Ancestors, Direct Ancestors and MRCAs

 I think everyone agrees that a descendant is "One whose descent can be traced to a particular individual or group" (American Heritage Dictionary). That same dictionary defines an ancestor as "A person from whom one is descended, especially if more remote than a grandparent; a forebear."

Many genealogists, although agreeing on the definition of "descendant," have a wider definition of "ancestor" which includes aunts and uncles, perhaps even some older cousins. They use the term "direct ancestor" when they want to weed out the avunculars and their female equivalents.

But I have yet to see any reference to a MRCDA - Most Recent Common DIRECT Ancestor - that basic target of much of our research. Genealogists use MRCA to define how two people are related. As in "Mordecai Meir Kwoczka is your great-grandfather and my great-great-grandfather" - our Most Recent Common Ancestor.

So Linda's father and my father are brothers. Both are more recent than our grandparents, who would be the traditional bearers of the MRCA title. So would their sister, our aunt. Our parents and their siblings are by definition more recent than our grandparents. That sounds silly and obvious, but it is equally true for more distant ancestors. Of course, no one - even those who would consider our aunt to be our ancestor -  would suggest that our most recent common ancestor would be our aunt, rather than our grandparents. That would be a useless designation.

So it seems to me that for the sake of consistency, a trait valued both by genealogists and by our research, people should choose one of two options.
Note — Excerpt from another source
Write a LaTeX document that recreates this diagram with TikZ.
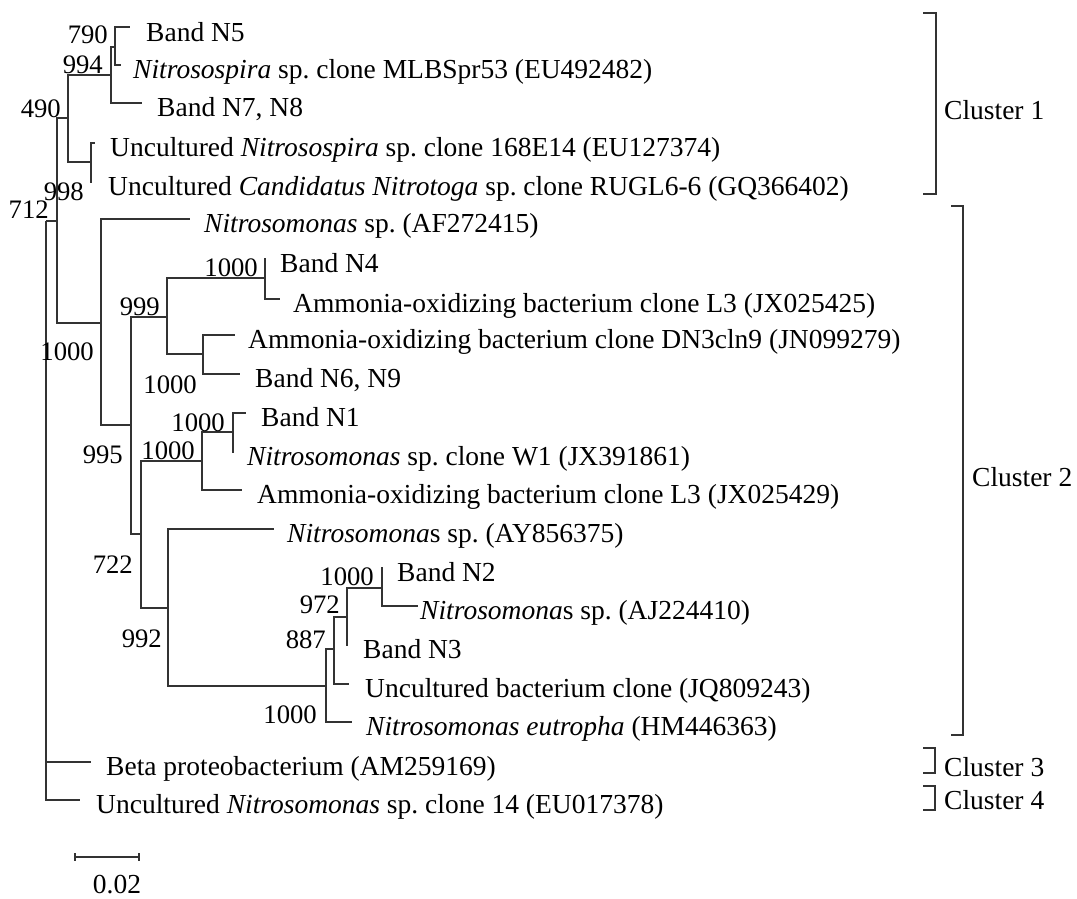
\documentclass[tikz,border=0pt]{standalone}
\usepackage{fontspec}
\setmainfont{Liberation Serif}
\frenchspacing
\begin{document}
\begin{tikzpicture}[x=1pt,y=-1pt,
  br/.style={line width=1.1pt,black!80},
  leaf/.style={anchor=base west,inner sep=0pt,font=\fontsize{27.5}{31}\selectfont},
  boot/.style={anchor=base east,inner sep=0pt,font=\fontsize{26.7}{30}\selectfont},
  clus/.style={anchor=west,inner sep=0pt,font=\fontsize{27.5}{31}\selectfont}]
\useasboundingbox (0,0) rectangle (1077,898);
% internal nodes (x of vertical line, y of attachment)
\coordinate (root) at (46,221);
\coordinate (A) at (57,221);
\coordinate (C1) at (68,118);
\coordinate (n994) at (111,75);
\coordinate (n790) at (115,47);
\coordinate (n998) at (91,162);
\coordinate (C2) at (101,323);
\coordinate (B) at (131,425);
\coordinate (n999) at (167,317);
\coordinate (nN4) at (265,278);
\coordinate (nDN) at (203,354);
\coordinate (D) at (141,534);
\coordinate (nW) at (202,461);
\coordinate (nN1) at (233,432);
\coordinate (n992) at (168,608);
\coordinate (nEu) at (326,686);
\coordinate (n887) at (334,649);
\coordinate (n972) at (347,617);
\coordinate (nN2) at (382,588);
% tips
\coordinate (tN5) at (130,27);
\coordinate (tMLB) at (121,65);
\coordinate (tN7) at (142,103);
\coordinate (t168) at (95,143);
\coordinate (tCan) at (92,182);
\coordinate (tAF) at (190,219);
\coordinate (tN4) at (266,259);
\coordinate (tL3a) at (280,299);
\coordinate (tDN3) at (235,335);
\coordinate (tN6) at (240,374);
\coordinate (tN1) at (246,413);
\coordinate (tW1) at (234,452);
\coordinate (tL3b) at (242,490);
\coordinate (tAY) at (274,529);
\coordinate (tN2) at (383,568);
\coordinate (tAJ) at (418,606);
\coordinate (tN3) at (348,645);
\coordinate (tJQ) at (349,684);
\coordinate (tEu) at (352,722);
\coordinate (tBeta) at (91,762);
\coordinate (t14) at (80,800);
% branches
\draw[br] (root) |- (A);
\draw[br] (root) |- (tBeta);
\draw[br] (root) |- (t14);
\draw[br] (A) |- (C1);
\draw[br] (A) |- (C2);
\draw[br] (C1) |- (n994);
\draw[br] (C1) |- (n998);
\draw[br] (n994) |- (n790);
\draw[br] (n994) |- (tN7);
\draw[br] (n790) |- (tN5);
\draw[br] (n790) |- (tMLB);
\draw[br] (n998) |- (t168);
\draw[br] (n998) |- (tCan);
\draw[br] (C2) |- (tAF);
\draw[br] (C2) |- (B);
\draw[br] (B) |- (n999);
\draw[br] (B) |- (D);
\draw[br] (n999) |- (nN4);
\draw[br] (n999) |- (nDN);
\draw[br] (nN4) |- (tN4);
\draw[br] (nN4) |- (tL3a);
\draw[br] (nDN) |- (tDN3);
\draw[br] (nDN) |- (tN6);
\draw[br] (D) |- (nW);
\draw[br] (D) |- (n992);
\draw[br] (nW) |- (nN1);
\draw[br] (nW) |- (tL3b);
\draw[br] (nN1) |- (tN1);
\draw[br] (nN1) |- (tW1);
\draw[br] (n992) |- (tAY);
\draw[br] (n992) |- (nEu);
\draw[br] (nEu) |- (n887);
\draw[br] (nEu) |- (tEu);
\draw[br] (n887) |- (n972);
\draw[br] (n887) |- (tJQ);
\draw[br] (n972) |- (nN2);
\draw[br] (n972) |- (tN3);
\draw[br] (nN2) |- (tN2);
\draw[br] (nN2) |- (tAJ);
% leaf labels
\node[leaf] (lN5) at ([xshift=16pt,yshift=-14pt]tN5) {Band N5};
\node[leaf] (lMLB) at ([xshift=12pt,yshift=-13pt]tMLB) {\textit{Nitrosospira} sp. clone MLBSpr53 (EU492482)};
\node[leaf] (lN7) at ([xshift=15pt,yshift=-13pt]tN7) {Band N7, N8};
\node[leaf] (l168) at ([xshift=15pt,yshift=-13pt]t168) {Uncultured \textit{Nitrosospira} sp. clone 168E14 (EU127374)};
\node[leaf] (lCan) at ([xshift=16pt,yshift=-13pt]tCan) {Uncultured \textit{Candidatus Nitrotoga} sp. clone RUGL6-6 (GQ366402)};
\node[leaf] (lAF) at ([xshift=14pt,yshift=-13pt]tAF) {\textit{Nitrosomonas} sp. (AF272415)};
\node[leaf] (lN4) at ([xshift=14pt,yshift=-13pt]tN4) {Band N4};
\node[leaf] (lL3a) at ([xshift=13pt,yshift=-13pt]tL3a) {Ammonia-oxidizing bacterium clone L3 (JX025425)};
\node[leaf] (lDN3) at ([xshift=13pt,yshift=-13pt]tDN3) {Ammonia-oxidizing bacterium clone DN3cln9 (JN099279)};
\node[leaf] (lN6) at ([xshift=15pt,yshift=-13pt]tN6) {Band N6, N9};
\node[leaf] (lN1) at ([xshift=15pt,yshift=-13pt]tN1) {Band N1};
\node[leaf] (lW1) at ([xshift=13pt,yshift=-13pt]tW1) {\textit{Nitrosomonas} sp. clone W1 (JX391861)};
\node[leaf] (lL3b) at ([xshift=15pt,yshift=-13pt]tL3b) {Ammonia-oxidizing bacterium clone L3 (JX025429)};
\node[leaf] (lAY) at ([xshift=13pt,yshift=-13pt]tAY) {\textit{Nitrosomona}s sp. (AY856375)};
\node[leaf] (lN2) at ([xshift=14pt,yshift=-13pt]tN2) {Band N2};
\node[leaf] (lAJ) at ([xshift=2pt,yshift=-13pt]tAJ) {\textit{Nitrosomona}s sp. (AJ224410)};
\node[leaf] (lN3) at ([xshift=15pt,yshift=-13pt]tN3) {Band N3};
\node[leaf] (lJQ) at ([xshift=16pt,yshift=-13pt]tJQ) {Uncultured bacterium clone (JQ809243)};
\node[leaf] (lEu) at ([xshift=14pt,yshift=-13pt]tEu) {\textit{Nitrosomonas eutropha} (HM446363)};
\node[leaf] (lBeta) at ([xshift=15pt,yshift=-13pt]tBeta) {Beta proteobacterium (AM259169)};
\node[leaf] (l14) at ([xshift=16pt,yshift=-13pt]t14) {Uncultured \textit{Nitrosomonas} sp. clone 14 (EU017378)};
% bootstrap values
\node[boot] (b790) at (108,43) {790};
\node[boot] (b994) at (103,73) {994};
\node[boot] (b490) at (61,117) {490};
\node[boot] (b998) at (84,200) {998};
\node[boot] (b712) at (49,218) {712};
\node[boot] (b1000a) at (94,360) {1000};
\node[boot] (b999) at (160,315) {999};
\node[boot] (b1000b) at (258,276) {1000};
\node[boot] (b1000c) at (197,393) {1000};
\node[boot] (b1000d) at (225,431) {1000};
\node[boot] (b1000e) at (195,459) {1000};
\node[boot] (b995) at (123,463) {995};
\node[boot] (b722) at (133,573) {722};
\node[boot] (b992) at (162,647) {992};
\node[boot] (b1000f) at (374,585) {1000};
\node[boot] (b972) at (340,613) {972};
\node[boot] (b887) at (326,648) {887};
\node[boot] (b1000g) at (317,723) {1000};
% cluster brackets
\coordinate (k1a) at (923,13);
\coordinate (k1b) at (936,13);
\coordinate (k1c) at (936,194);
\coordinate (k1d) at (923,194);
\draw[br] (k1a) -- (k1b) -- (k1c) -- (k1d);
\node[clus] (c1) at (944,110) {Cluster 1};
\coordinate (k2a) at (951,206);
\coordinate (k2b) at (963,206);
\coordinate (k2c) at (963,735);
\coordinate (k2d) at (951,735);
\draw[br] (k2a) -- (k2b) -- (k2c) -- (k2d);
\node[clus] (c2) at (972,477) {Cluster 2};
\coordinate (k3a) at (923,748);
\coordinate (k3b) at (935,748);
\coordinate (k3c) at (935,773);
\coordinate (k3d) at (923,773);
\draw[br] (k3a) -- (k3b) -- (k3c) -- (k3d);
\node[clus] (c3) at (944,767) {Cluster 3};
\coordinate (k4a) at (923,786);
\coordinate (k4b) at (935,786);
\coordinate (k4c) at (935,810);
\coordinate (k4d) at (923,810);
\draw[br] (k4a) -- (k4b) -- (k4c) -- (k4d);
\node[clus] (c4) at (944,800) {Cluster 4};
% scale bar
\coordinate (sA) at (75,857);
\coordinate (sB) at (139,857);
\draw[br] (sA) -- (sB);
\draw[br] ([yshift=4pt]sA) -- ([yshift=-4pt]sA);
\draw[br] ([yshift=4pt]sB) -- ([yshift=-4pt]sB);
\node[anchor=base,inner sep=0pt,font=\fontsize{27.5}{31}\selectfont] (sc) at (117,893) {0.02};
\end{tikzpicture}
\end{document}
EITHER go back to the traditional definition of ancestors as the reverse of descendants, dropping the aunts and uncles (and the term "direct ancestor") OR start referring to your genealogical targets as MRCDA.

End of rant.

Wednesday, November 23, 2022

Because Genealogy Is More Than Just Names And Dates

 Monday evening, 4 Kislev, 28 November, at seven-thirty I shall be presenting 

WHY DID MY FATHER KNOW THAT HIS GRANDFATHER

HAD AN UNCLE SELIG?

for English Speakers of Ashkelon - Kehillat Netzach Israel,  Harel 8 (entrance on the side path..Yaakov Haham). Cost for ESOA members 20 shekels, non-members 25 shekels.

Please send an email to esoa972@gmail.com to reserve your spot!

 

 

 

This is not a genealogy group, so the presentation should interest non-genealogists as well. 

 

More than twenty years before Israel Pickholtz began doing serious genealogy, his father sent him a postcard with three bits of family information. One of those was that Israel's great-grandfather Hersch Pikholz had an uncle Zelig. That information was very important in Israel's research over the last twenty-five years, research that was helped along by traditional sources and more recently by genetic genealogy.

 

But even as he was progressing in his research, Israel could not shake the question "Why did my father know this?" Israel says "My father was eight years old when his grandfather Hersch Pikholz died and they never had any real conversation. None of the cousins knew about Uncle Zelig, not even the older one who lived in the same house as my great-grandfather. My father himself did not recall why he knew this."

 

And does it even matter? This evening, Israel tells the story of his great-great-great-uncle, what he learned about his family and why now he thinks he knows why (if not how) his father knew. And yes, it matters.

 

A European story with an Ashkelon connection.

 

Because genealogy is more than just names and dates.

 

The presentation will mark my father's forty-second yahrzeit.